Summary and Analysis Part I: Chapters 15-16

 

When the two boys make their second visit to the carnival, Jim and Will are dismayed to discover that the morning sun shining upon its tents gives this carnival the appearance of every other carnival that they have ever seen. Yet Jim is not thoroughly confused. He refuses to deny that something strange is associated with this carnival.

The boys see Miss Foley, their seventh-grade schoolteacher, and her nephew, Robert, at the carnival. Miss Foley decides to go through the Mirror Maze, but Will, without understanding why, begs her not to go there.
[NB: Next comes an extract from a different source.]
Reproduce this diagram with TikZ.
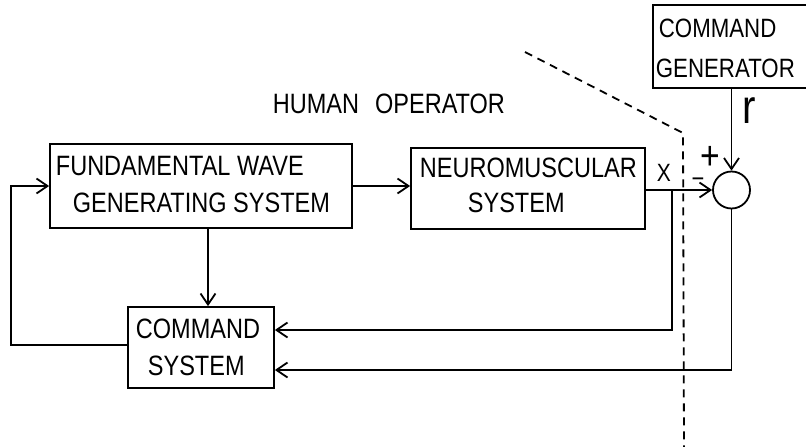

This Mirror Maze is one of the major temptations that the carnival offers its customers since it capitalizes on an almost universal weakness, man's dissatisfaction with himself. Bradbury describes the experience inside this particular Mirror Maze through the use of water imagery. When someone enters the maze, he experiences an "ocean" of mirrors silently rushing in upon him. These mirror oceans can be quite dangerous. Will characterizes this danger by saying that someone can never tell just what might be swimming in the water, and there is even the possibility that a person might find himself in a watery, bottomless sea.

In spite of the boys' insistence against it, Miss Foley steps into the Mirror Maze. Immediately, the mirrors reflect to her a little girl who is lost, drowned in there. Miss Foley recognizes the girl and runs to her rescue. The schoolteacher bumps into mirrors and falls; the little girl bumps and falls, too. Each action and movement that Miss Foley makes is accurately copied by this child. The boys rescue Miss Foley from the Mirror Maze but not before she realizes that the mirrors have taken her back in time and reflected her as she was when she was a child.

Bradbury further shows the strong temptation yielded by the Mirrow Maze as Jim, too, is lured half-way into the Maze later that day. The particular vulnerability causing both Miss Foley and Jim to fall under the Maze's powers will be further analyzed at a later time in the study of this novel.